The photos of the album were made by photographer Marlon Brambilla in a disabled factory of mannequins.

It was elected the 8th best Brazilian album of 2017 by the Brazilian edition of Rolling Stone.

== Controversy ==
On August 1, 2017, the music video for "Todo Dia" was removed from YouTube after the writer of the song, Rico Dalasam, filed a lawsuit against the producers of the song.
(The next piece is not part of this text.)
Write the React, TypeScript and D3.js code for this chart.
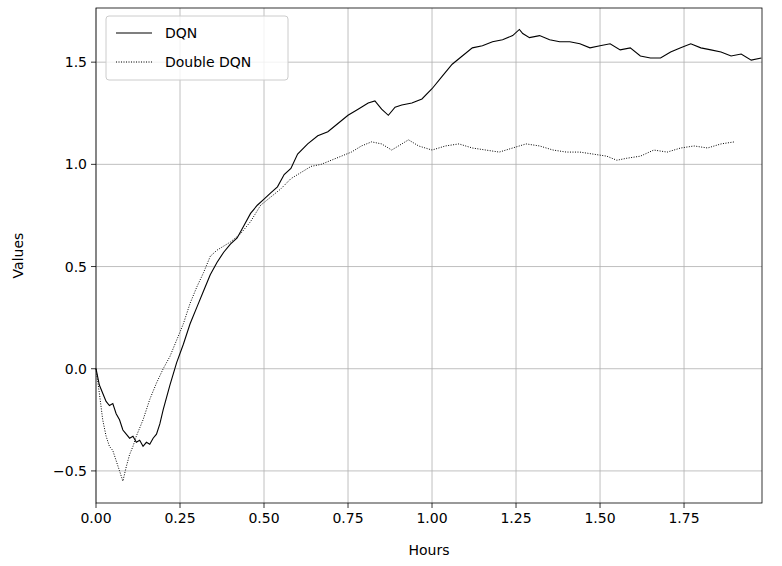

On August 9, the song was removed from all digital platforms, including Spotify.

== Track listing ==

Notes
- "Todo Dia" is unavailable on streaming services.

Standard edition
| No. | Title | Writer(s) | Producer(s)^{[citation needed]} | Length |
|---|---|---|---|---|
| 1. | "Nêga" | Rodrigo Gorky; Maffalda; Phabullo Silva; | Gorky; Maffalda; | 2:54 |
| 2. | "K.O." | Gorky; Maffalda; Pablo Bispo; | Gorky; Maffalda; | 2:35 |
| 3. | "Irregular" | Gorky; Maffalda; P. Silva; Stefanini; | Gorky; Maffalda; Stefanini; | 3:55 |
| 4. | "Corpo Sensual" (featuring Mateus Carrilho) | Yuri Drummond | Gorky; Maffalda; Weber; | 2:50 |
| 5. | "Tara" | Drummond | Gorky; Maffalda; | 3:01 |
| 6. | "Todo Dia" (featuring Rico Dalasam) | Gorky; Maffalda; Jefferson Silva; | Gorky; Maffalda; | 2:24 |
| 7. | "Então Vai" (featuring Diplo) | Gorky; Wesley Pentz; Drummond; King Henry; Ilsey; Emily; | Gorky; Maffalda; Diplo; | 2:48 |
| 8. | "Ele é o Tal" (featuring Rodrigo Gorky, Laura Taylor and Lia Clark) | Gorky; Maffalda; P. Silva; Pedro D'Eyrot; | Gorky; Maffalda; | 2:50 |
| 9. | "Pode Apontar" | Gorky; Maffalda; P. Silva; Bispo; Drummond; | Gorky; Maffalda; | 2:53 |
| 10. | "Indestrutível" | Gorky; Maffalda; Bispo; | Gorky; Maffalda; | 3:27 |
| Total length: |  |  |  | 29:42 |

iTunes bonus track
| No. | Title | Writer(s) | Producer(s) | Length |
|---|---|---|---|---|
| 11. | "Pronto Pra Te Amar" | Drummond | Gorky; Maffalda; Drummond; | 3:01 |
| Total length: |  |  |  | 32:43 |

==Certifications==

| Region | Certification | Certified units/sales |
| Brazil (Pro-Música Brasil) | 2× Platinum | 160,000^{‡} |
^{‡} Sales+streaming figures based on certification alone.